Decoherence of spin-entangled triplet-pair states in the solid state: local vs delocalized vibrations

Question

The context: We are in the solid state. After a photon absortion by a system with a singlet ground state, the system undergoes the spin-conserving fission of one spin singlet exciton into two spin triplet excitons (for context, see The entangled triplet pair state in acene and heteroacene materials). These spin triplet pair propagates in the solid, still entangled. The quantum-computing-related goal of all this operation would be to transfer the entanglement of the two flying qubits to two positions that are fixed in space and are also well protected from decoherence (low-energy excitations of nuclear spins in a paramagnetic ion, for example).

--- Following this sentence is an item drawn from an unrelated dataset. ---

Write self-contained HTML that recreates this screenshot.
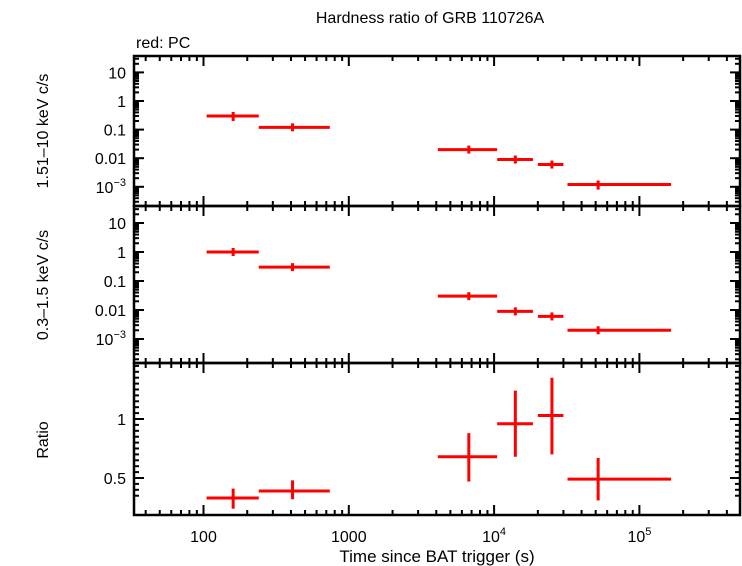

The problem at hand (2), and the question: Eventually, the entanglement between the two triplets is lost, and moreover inevitably the triplets find a way to relax back to the singlet ground state, emitting energy in form of photons. I would like to calculate how these processes are affected by vibrations. I assume the independent relaxation of each of the two triplets can be calculated mostly considering local vibrations, e.g. following a procedure similar to the one we employed here (Determining key local vibrations in the relaxation of molecular spin qubits and single-molecule magnets). Would the calculation of the loss of entanglement be necessarily related to delocalized vibrational modes that simultaneously involve the local environment of both triplets?

Answer 1

Let me go for a self-learner experience. After some reading, my short answer to my own question

Would the calculation of the loss of entanglement be necessarily related to delocalized vibrational modes that simultaneously involve the local environment of both triplets?

is: probably yes, but not necessarily/primarily.

A longer answer follows. With a previous familiarity with decoherence but non-familiarity with disentanglement, this paper was extremely helpful: Entanglement loss in molecular quantum-dot qubits due to interaction with the environment (Enrique P Blair et al, 2018, J. Phys.: Condens. Matter, 30, 195602). The physical scenario is not identical, but allows for a few key insights:

• Like coherence, entanglement is maintained by default, not by a process, which is to say: we only need to look for processes explicitly destroying it. This is whay one gets better numbers for entangled photons compared with solid state qubits, see What is the maximum separation between two entangled qubits that has been achieved experimentally?
• From the above point (and from the paper above), let us first consider the case where two qubits are far enough to avoid interaction among each other, and also to avoid interaction with a common environment. For thus isolated qubits just by accounting for decoherence we will fully account for disentanglement.
• Entanglement is exclusivity: entanglement between two parties is gradually lost as these parties entangle more and more with other parties. So, with entanglement between two qubits -as with coherence of one qubit- the primary focus of our attention should be how does the qubit interact with its environment. In the case under consideration: with the spin bath and the phonon bath. The same processes that destroy coherence will destroy entanglement, essentially at the same rate. For details, calculate fidelities and/or entanglement witnesses.
• If the two qubits are not perfectly isolated from each other, there is an interaction between them, which can be direct or via a common environment. In that case, the two qubits can experience a collective evolution which, beyond affecting their individual coherence, also alters their entanglement. This is what the question is asking, and here the answer would be a conditional yes. Collective vibrational modes affecting both qubits need to be considered, since they promote a collective evolution that can either create or destroy entanglement.